Physics of symplectic integrators: Perihelion advances and symplectic corrector algorithms

Symplectic integrators evolve dynamical systems according to modified Hamiltonians whose error terms are also well-defined Hamiltonians. The error of the algorithm is the sum of each error Hamiltonian’s perturbation on the exact solution. When symplectic integrators are applied to the Kepler problem, these error terms cause the orbit to precess. In this work, by developing a general method of computing the perihelion advance via the Laplace-Runge-Lenz vector even for nonseparable Hamiltonians, I show that the precession error in symplectic integrators can be computed analytically.

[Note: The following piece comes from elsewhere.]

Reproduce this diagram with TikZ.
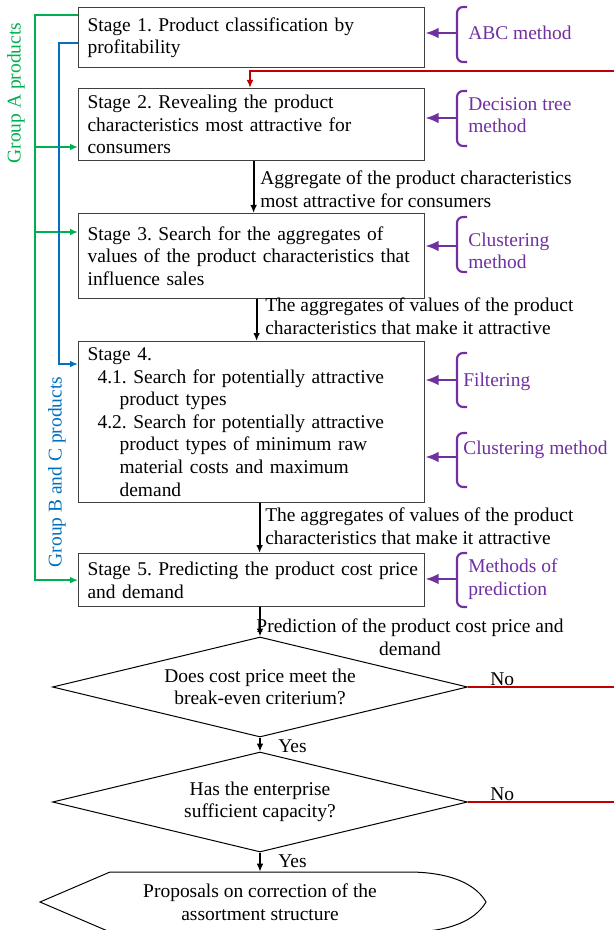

It is found that at leading order, each paired error Hamiltonians cause the orbit to precess oppositely by exactly the same amount after each period. Hence, symplectic corrector, or process integrators, which have equal coefficients for these paired error terms, will have their precession errors cancel at that order after each period. With the use of correctable algorithms, both the energy and precession error are of effective order $n+2$ where $n$ is the nominal order of the algorithm. Thus the physics of symplectic integrators determines the optimal algorithm for integrating long-time periodic motions.

Figure 1

Rotation of the Laplace-Runge-Lenz vector due to second-order error Hamiltonian $-H_{VTV}$ and $H_{TTV}$ in algorithms I and II. Each algorithm rotates the LRL vector differently in time, but by exactly the same amount after one period. Most of the rotation takes place near the midperiod. The solid line gives the theoretical value of $-45.33318$.

Figure 2

Rotation of the Laplace-Runge-Lenz vector due to fourth-order error Hamiltonians $H_{VTTTV}$ and $-H_{TTTTV}$. Because the fourth-order error terms are more singular, the rotation takes place over a narrower range near midperiod. The solid line gives the theoretical value of $-5933.72$

Figure 3

Rotation of the Laplace-Runge-Lenz vector for three second-order symplectic algorithms: velocity-Verlet (VV), Takahashi-Imada (TI), and the nonforward corrector algorithm (NF). The solid line gives the theoretical rotation value of the VV algorithm: $\Delta {\theta }_{TTV}∕24=-1.8888$.

Figure 4

Rotation of the Laplace-Runge-Lenz vector for three fourth-order integrators: algorithm $C$, algorithm $C^{\prime }$ with added gradient term to force the rotation angle back to zero, and the true symplectic corrector algorithm $4S$. As with most integrators, algorithm $C$’s precession error does not return to zero.

Figure 5

Energy error functions of algorithms $C$, $C^{\prime }$, and $4S$. Algorithm $4S$’s maximum error is three times smaller than that of $C$.